Lee, dressed as a skimpy cheerleader, bubbly, dumb, is the stereotype of feminism. Men are evil, don't do shit that puts you in the path of an evil man.
Kim's dressed feminine but tough. She's realism feminism, that women have power & control no matter their situation.
In a way, the Lee mindset of feminism is very sexist towards both men and women, positing women as helpless objects and men as monsters who only rape.

The irony is, Lee is left with a suspect man by the other three women and it is insinuated she is, in fact, raped.
While it may soothe to know the rapist is the same rapist we meet in Kill Bill who's killed by Beatrix faking a coma, that doesn't mean this isn't irksome. It's not explicitly stated or shown, but the implication is loud and clear.
So what's Tarantino saying, if this interpretation is correct? Well, hold on: remember how I said the other three women leave Lee with the rapist? They're being driven by Kim. Is this problematic? No. Because this is the point. Kim takes Zoe and Abernathy on "realism feminism"
In their drive they encounter Stuntman Mike, who, in the script, masturbated in his crashed car after killing women (this was cut from the standalone and Grindhouse versions if filmed at all), meaning he's essentially on the same level as the rapist Lee's left with.
What happens?
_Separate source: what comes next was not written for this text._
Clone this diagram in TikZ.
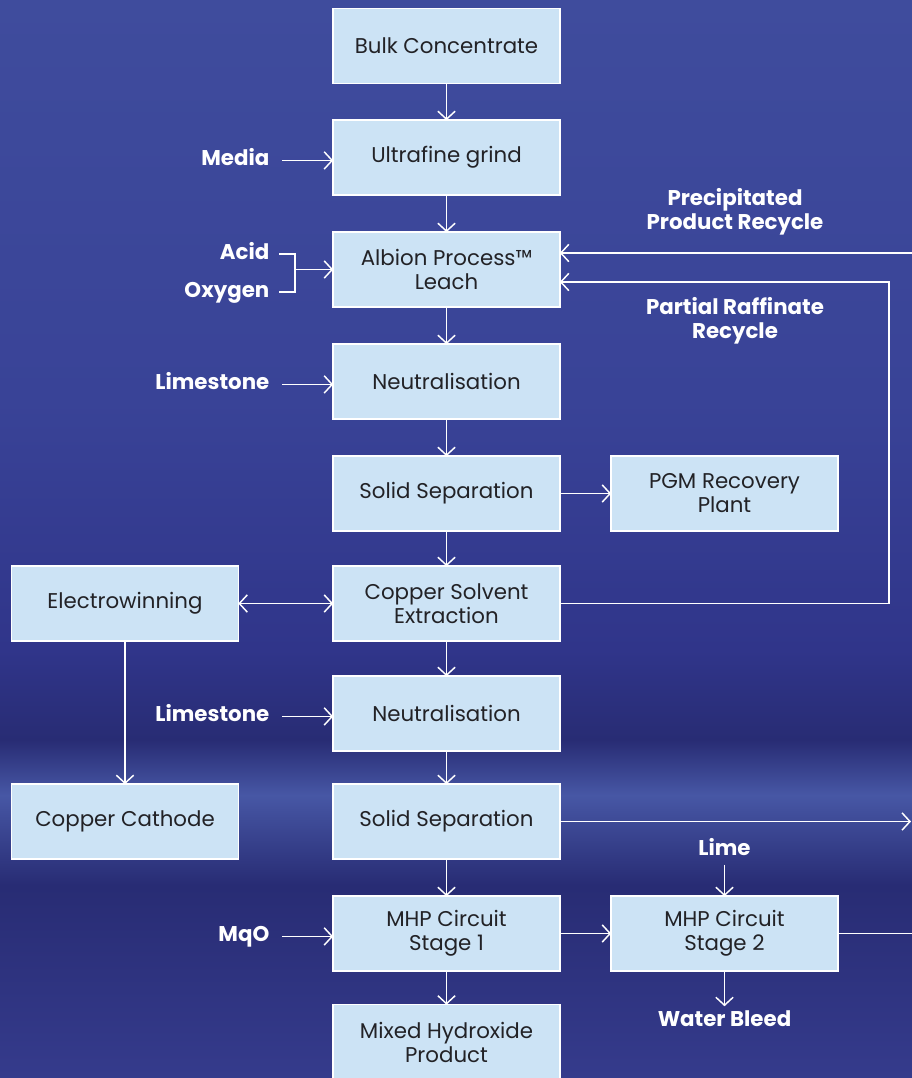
\documentclass[tikz,border=0pt]{standalone}
\usepackage{fontspec}
\setmainfont{Poppins}
\usetikzlibrary{arrows.meta, positioning}

\definecolor{boxfill}{HTML}{CCE3F5}
\definecolor{boxtext}{HTML}{222226}
\definecolor{bgA}{HTML}{3F4C9D}
\definecolor{bgB}{HTML}{394397}
\definecolor{bgC}{HTML}{30358A}
\definecolor{bgD}{HTML}{282C74}
\definecolor{bgE}{HTML}{4757A5}
\definecolor{bgF}{HTML}{353B8C}

\begin{document}
\begin{tikzpicture}[x=0.75pt, y=-0.75pt,
    stage/.style={draw=white, fill=boxfill, line width=1.1pt, minimum width=170pt,
      minimum height=56pt, align=center, text=boxtext, inner sep=2pt, outer sep=0pt,
      font=\fontsize{16}{18}\selectfont},
    note/.style={text=white, align=center, font=\fontsize{16}{18}\selectfont\bfseries},
    feed/.style={note, text height=11.5pt, text depth=3.5pt, yshift=-2.2pt},
    line/.style={draw=white, line width=1.1pt},
    flow/.style={line, -{Straight Barb[length=6pt,width=13pt]}}]

    \useasboundingbox (0,0) rectangle (912,1078);

    % background
    \fill[top color=bgA, bottom color=bgB] (0,0) rectangle (912,400);
    \fill[top color=bgB, bottom color=bgC] (0,400) rectangle (912,650);
    \fill[top color=bgC, bottom color=bgD] (0,650) rectangle (912,740);
    \fill[top color=bgD, bottom color=bgE] (0,740) rectangle (912,795);
    \fill[top color=bgE, bottom color=bgD] (0,795) rectangle (912,885);
    \fill[top color=bgD, bottom color=bgF] (0,885) rectangle (912,1078);

    % main column
    \node[stage] (bulk) at (446.5,46) {Bulk Concentrate};
    \node[stage] (grind) at (446.5,157.5) {Ultrafine grind};
    \node[stage] (leach) at (446.5,269.5) {Albion Process™\\Leach};
    \node[stage] (neut1) at (446.5,381.5) {Neutralisation};
    \node[stage] (sep1) at (446.5,493.5) {Solid Separation};
    \node[stage] (cusx) at (446.5,603.5) {Copper Solvent\\Extraction};
    \node[stage] (neut2) at (446.5,713.5) {Neutralisation};
    \node[stage] (sep2) at (446.5,821.5) {Solid Separation};
    \node[stage] (mhp1) at (446.5,933.5) {MHP Circuit\\Stage 1};
    \node[stage] (mhp) at (446.5,1042) {Mixed Hydroxide\\Product};

    % side boxes
    \node[stage] (pgm) at (724.5,493.5) {PGM Recovery\\Plant};
    \node[stage] (mhp2) at (724.5,933.5) {MHP Circuit\\Stage 2};
    \node[stage] (ew) at (125,603.5) {Electrowinning};
    \node[stage] (cathode) at (125,821.5) {Copper Cathode};

    % feeds and labels
    \node[feed, anchor=east] (media) at (274,157.5) {Media};
    \node[feed, anchor=east] (acid) at (274,251) {Acid};
    \node[feed, anchor=east] (oxygen) at (274,289) {Oxygen};
    \node[feed, anchor=east] (lime1) at (274,381.5) {Limestone};
    \node[feed, anchor=east] (lime2) at (274,713.5) {Limestone};
    \node[feed, anchor=east] (mgo) at (274,933.5) {MqO};
    \node[feed] (lime) at (724.5,847) {Lime};
    \node[feed] (bleed) at (724.5,1018) {Water Bleed};
    \node[note] (prectext) at (735,211.5) {Precipitated\\Product Recycle};
    \node[note] (rafftext) at (735,320.5) {Partial Raffinate\\Recycle};

    \coordinate (join) at (295,269.5);
    \coordinate (precin) at (912,253);
    \coordinate (raffcorner) at (889,282);
    \coordinate (tailout) at (911,821.5);
    \coordinate (stage2out) at (912,933.5);

    \foreach \a/\b in {bulk/grind, grind/leach, leach/neut1, neut1/sep1, sep1/cusx,
        cusx/neut2, neut2/sep2, sep2/mhp1, mhp1/mhp}
        \draw[flow] (\a) -- (\b);

    \draw[flow] ([xshift=6]media.east) -- (media.east -| grind.west);
    \draw[line] ([xshift=4]acid.east) -| (join);
    \draw[line] ([xshift=4]oxygen.east) -| (join);
    \draw[flow] (join) -- (join -| leach.west);
    \draw[flow] ([xshift=6]lime1.east) -- (lime1.east -| neut1.west);
    \draw[flow] ([xshift=6]lime2.east) -- (lime2.east -| neut2.west);
    \draw[flow] ([xshift=6]mgo.east) -- (mgo.east -| mhp1.west);

    % recycles
    \draw[flow] (precin) -- (precin -| leach.east);
    \draw[flow] (cusx.east) -| (raffcorner) -- (raffcorner -| leach.east);

    \draw[flow] (sep1.east) -- (pgm.west);
    \draw[line, {Straight Barb[length=6pt,width=13pt]}-{Straight Barb[length=6pt,width=13pt]}] (ew.east) -- (cusx.west);
    \draw[flow] (ew.south) -- (cathode.north);
    \draw[flow] (sep2.east) -- (tailout);
    \draw[flow] (mhp1.east) -- (mhp2.west);
    \draw[line] (mhp2.east) -- (stage2out);
    \draw[flow] (lime.south) -- (mhp2.north);
    \draw[flow] (mhp2.south) -- (bleed.north);
\end{tikzpicture}
\end{document}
Kim, Zoe and Abernathy beat the ever living shit out of Stuntman Mike, and it's implied they kill him, ending his reign of terror against women across America. It's treated as a victory as all three women fist pump the air and jump for joy.
But wait, Lee's being raped! There it is: if this interpretation holds water, this is about the danger of broken/conflicting versions of the same ideology. If Kim and Lee thought alike, perhaps Lee would have been with them. Perhaps Abernathy would have stayed with Lee.
Abernathy - the make up artist - only comes along with Kim and Zoe - the stunt women - because she has a tantrum about them using her motherhood as a reason not to involve her in their escapades. This then deepens the film's depiction of feminism further.
Abernathy, fulfilling the soft make-up role and mother, complains she can't do anything fun with the tough, tomboy-ish stuntwomen. This is a shallow light shining on the feminism that excludes career women or women who choose to build families & become mothers.
What's my point? We all have to get on the same page. People need to stop interpreting feminism, and ideologies in general, to their own needs. They aren't malleable. If they are then they aren't ideologies, they're agendas.
Sure, Kim, Zoe and Abernathy kill Stuntman Mike, but there's ANOTHER man committing another act of atrocity not far away to one of their own. If they were all on the same page, could they have taken both men down?